Replacing the H-1B lottery with a lifetime earnings ranking would retain top international students
Scrapping the H-1B random lottery for a system that favors a lifetime earnings ranking would help retain many more international students who graduated from U.S. colleges and universities.
In June 2024, President Trump said on the All In podcast, “Somebody graduates at the top of the class, they can’t even make a deal with the company because they don’t think they’re going to be able to stay in the country. That is going to end on day one.” Our proposed ranking scheme would bring the immigration system closer to the president’s goal of retaining more top international students who study at American schools. Eliminating OPT would do the opposite.
Under a lifetime earnings ranking, 74 percent of new H-1B awardees would be students transitioning from F-1 visa status, in contrast with 52 percent under the current random lottery. These results reflect that former F-1 holders are generally younger and earn higher wages for their age cohort, giving them better expected lifetime earnings.
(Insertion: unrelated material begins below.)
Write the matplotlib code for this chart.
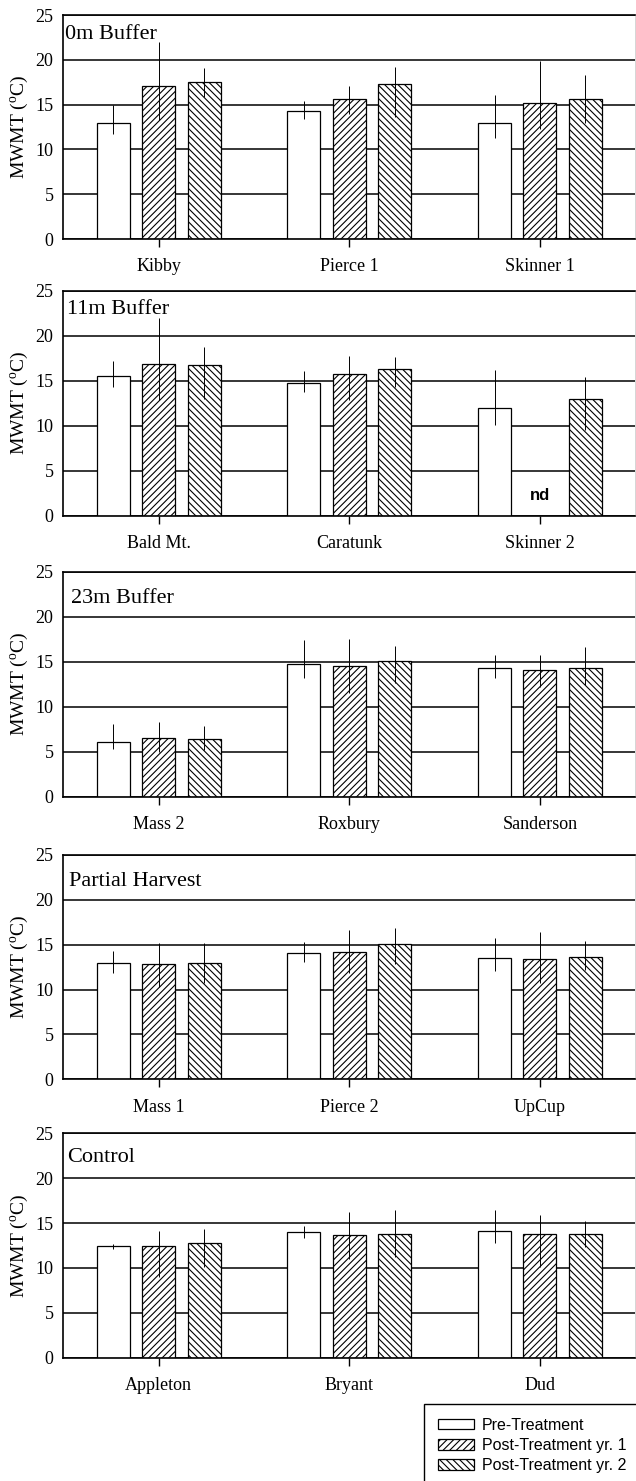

The new H-1B fee rule blocks outsourcers — but it has major problems
Because the Trump administration’s $100,000 fee for H-1B applications only impacts the H-1Bs coming from abroad, it is currently having a disproportionate impact on IT outsourcers’ reliance on the program, with many of the firms reportedly filing far fewer petitions. However, the fee rule is already facing two separate lawsuits since its enactment in mid-September.
But even if the fee rule survives legal scrutiny, it remains a crude tool that will also harm H-1Bs coming from abroad who are not employed by outsourcers and who command large salaries. Moreover, IT outsourcers can adapt by transferring their workers from abroad on L-1 visas, then having them apply for H-1Bs while inside the United States to bypass the fee altogether.
Because L-1 visas can only be used for employees of international companies, a scenario in which the fee survives and OPT is eliminated favors IT outsourcers at the expense of American firms — especially startups.
Despite the fee, large IT outsourcing firms will likely continue their widespread abuse of the H-1B program absent other reforms, like a lifetime earnings ranking. If OPT is eliminated or severely curtailed, their prevalence in the H-1B program will be even more pronounced.
Immigration policy should prioritize the skilled workers who most bolster the American economy. Our findings show that international students educated at universities in the United States are the most likely to be sponsored by firms that reward skill.
To ensure that the H-1B program better delivers broad economic gains, the Trump administration should focus on making student-to-worker visa pipelines more favorable to top talent. Cutting OPT could mean handing a larger share of H-1B visas to the very outsourcing firms that the president hopes to rein in.
Including these outliers would skew the numbers even more in favor of F-1 holders.